A candidata da Frente Nacional disse que irá defender o país contra a "globalização desenfreada". "A principal coisa em jogo nesta eleição é a globalização desenfreada que está colocando em risco a nossa civilização", acrescentou, pedindo que os eleitores franceses se livrem dos grilhões de uma "elite arrogante".

“Marine Le Pen vai pescar o seu eleitorado na questão do pertencimento a União Européia, vai jogar a culpa da crise para o imigrante. E em caso de crise, o estrangeiro é sempre visto como aquele que toma o emprego do local. Isso, na atual conjuntura, somado ao terrorismo”, detalhou William, para quem essa é apenas uma visão superficial do problema, que será utilizado pelos oportunistas, como Le Pen e Macron. “Não se questiona a política desastrosa dos EUA e da OTAN de desestruturar os países árabes com os motivos mais mesquinhos. Aí aparece a Le Pen com uma proposta fascista e o Macron como um homem competente para dar resposta a isso”, completou o professor de relações internacionais, lembrando que Macron fez parte do governo socialista de Hollande, apesar de se declarar um 'não-político'. 
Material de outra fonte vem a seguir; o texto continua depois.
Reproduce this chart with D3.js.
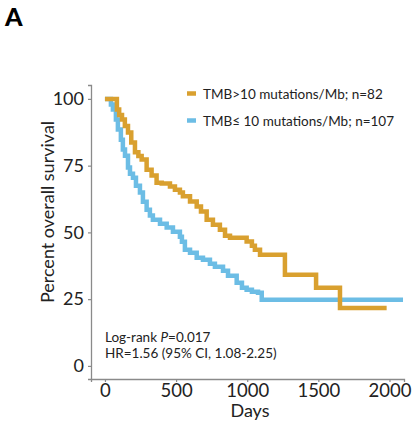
<!DOCTYPE html>
<html>
<head>
<meta charset="utf-8">
<script src="https://cdn.jsdelivr.net/npm/d3@7"></script>
<style>
  html, body { margin: 0; padding: 0; background: #fff; }
  svg { display: block; }
  text { font-family: Lato, "Open Sans", sans-serif; }
</style>
</head>
<body>
<div id="chart"></div>
<script>
// ---- data ----
const highDays = [0, 70, 84, 100, 120, 140, 162, 185, 211, 235, 258, 293, 328, 363, 399, 457, 492, 527, 548, 598, 645, 675, 715, 759, 808, 844, 879, 996, 1033, 1054, 1090, 1265, 1484, 1652, 1980];
const highSurv = [100, 100, 96, 94, 92.3, 89.8, 87.4, 83.7, 80, 78.6, 77.3, 73.5, 71.3, 68.6, 68.3, 67.2, 66, 64.9, 63.5, 61.6, 59.7, 57.8, 54.7, 52.9, 51, 48.7, 48, 46.6, 45, 43.5, 41.6, 34.1, 29.3, 21.7, 21.7];
const lowDays = [0, 21, 42, 56, 77, 91, 112, 126, 141, 162, 176, 197, 218, 246, 267, 293, 316, 337, 387, 434, 478, 527, 541, 562, 598, 645, 689, 738, 773, 830, 865, 926, 963, 996, 1033, 1076, 1102, 2095];
const lowSurv = [100, 100, 97.9, 96, 92.3, 88.5, 84.7, 81, 78.7, 74.3, 72, 70.5, 67.5, 64.9, 61.5, 58.5, 56.3, 54.7, 53.2, 51.8, 50.2, 48.4, 46.5, 43.5, 42.4, 40.5, 39.8, 38.3, 37.1, 35.6, 33.8, 31.1, 29.3, 28.5, 27.8, 27.4, 24.8, 24.8];
const seriesNames = ["TMB>10 mutations/Mb; n=82", "TMB\u2264 10 mutations/Mb; n=107"];
const seriesColors = ["#D9A02F", "#6CBDE5"];
const xTicks = [0, 500, 1000, 1500, 2000];
const yTicks = [0, 25, 50, 75, 100];

// ---- layout ----
const W = 413, H = 427;
const svg = d3.select("#chart").append("svg").attr("width", W).attr("height", H);

const x = d3.scaleLinear().domain([-98, 2102]).range([91, 404]);
const y = d3.scaleLinear().domain([-4.9, 105.2]).range([379, 85]);

const axisColor = "#8a8a8a";
const textColor = "#222";

// panel letter
svg.append("text").attr("x", 5).attr("y", 26)
  .attr("font-size", 25).attr("font-weight", 900)
  .attr("font-family", "'DejaVu Sans', sans-serif")
  .attr("fill", "#000").text("A");

// y axis
const yAxis = svg.append("g").attr("transform", `translate(91,0)`)
  .call(d3.axisLeft(y).tickValues(yTicks).tickFormat(d3.format("d")).tickSize(3).tickPadding(4));
yAxis.select(".domain").attr("stroke", axisColor).attr("stroke-width", 1.3);
yAxis.selectAll(".tick line").attr("stroke", axisColor).attr("stroke-width", 1.2);
yAxis.selectAll(".tick text").attr("font-size", 18).attr("fill", textColor)
  .attr("font-family", "Lato, sans-serif");

// x axis
const xAxis = svg.append("g").attr("transform", `translate(0,379)`)
  .call(d3.axisBottom(x).tickValues(xTicks).tickFormat(d3.format("d")).tickSize(3).tickPadding(2));
xAxis.select(".domain").attr("stroke", axisColor).attr("stroke-width", 1.3);
xAxis.selectAll(".tick line").attr("stroke", axisColor).attr("stroke-width", 1.2);
xAxis.selectAll(".tick text").attr("font-size", 18.5).attr("fill", textColor)
  .attr("font-family", "Lato, sans-serif");

// axis titles
svg.append("text").attr("x", 250).attr("y", 417).attr("text-anchor", "middle")
  .attr("font-size", 18).attr("fill", textColor).text("Days");
svg.append("text").attr("transform", "translate(54,212) rotate(-90)")
  .attr("text-anchor", "middle").attr("font-size", 18).attr("fill", textColor)
  .text("Percent overall survival");

// curves
const line = d3.line().curve(d3.curveStepAfter).x(d => x(d[0])).y(d => y(d[1]));
const series = [
  highDays.map((d, i) => [d, highSurv[i]]),
  lowDays.map((d, i) => [d, lowSurv[i]])
];
[1, 0].forEach(i => {
  svg.append("path").datum(series[i])
    .attr("d", line).attr("fill", "none")
    .attr("stroke", seriesColors[i]).attr("stroke-width", 4.5)
    .attr("stroke-linejoin", "miter");
});

// legend
const legY = [93.5, 120.5];
seriesNames.forEach((name, i) => {
  svg.append("line").attr("x1", 187).attr("x2", 196)
    .attr("y1", legY[i]).attr("y2", legY[i])
    .attr("stroke", seriesColors[i]).attr("stroke-width", 4.5);
  svg.append("text").attr("x", 203).attr("y", legY[i] + 5)
    .attr("font-size", 13.5).attr("fill", textColor).text(name);
});

// annotation
const ann = svg.append("text").attr("x", 105).attr("y", 342)
  .attr("font-size", 13.5).attr("fill", textColor);
ann.append("tspan").text("Log-rank ");
ann.append("tspan").attr("font-style", "italic").text("P");
ann.append("tspan").text("=0.017");
svg.append("text").attr("x", 105).attr("y", 358)
  .attr("font-size", 13.5).attr("fill", textColor)
  .text("HR=1.56 (95% CI, 1.08-2.25)");
</script>
</body>
</html>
“O Macron representa reformas ainda mais liberarias e flexibilização das leis trabalhistas. E a Le Pen disse que queria ser o Trump da França. Mas o problema é que entre ser candidato e ser presidente há uma longa distancia”, disse Reginaldo, para quem Le Pen teria muita dificuldade de governar, já que seu pequeno partido não possui número no congresso. “O problema seria o peso político de sua presença pública ao fazer campanha para esses programas ultranacionalistas e anti-imigrantes”. 

Segundo turno

Para os especialistas, as chances de uma vitória da candidata no segundo turno são menores do que Macron. Em um dos poucos momentos de discurso inflamado, o liberal fez um ataque frontal a Le Pen, afirmando que quer ser "o presidente dos patriotas frente à ameaça dos nacionalistas". Macron mostrou, ainda, sua adesão à União Europeia, com quem Le Pen ameaça romper, prometendo construir um país que dará chance para que cada cidadão "possa encontrar seu lugar na França e na Europa".

“Agora o que vai pesar e está indefinido são os eleitores do [Jean-Luc] Mélenchon que são 20%, não é pouco. E eles vão se dividir bastante, já que a maioria pode se abster”, concluiu Reginaldo. 

“A capacidade dele [Macron] de forjar alianças e pegar eleitores é maior do que a dela [Le Pen] que possui uma política muito mais restrita. Porém, é importante ressaltar que ela pode não ganhar, mas se fortaleceu. E o fortalecimento de uma extrema direita com traços fascistas é um problema mundial”, finalizou William.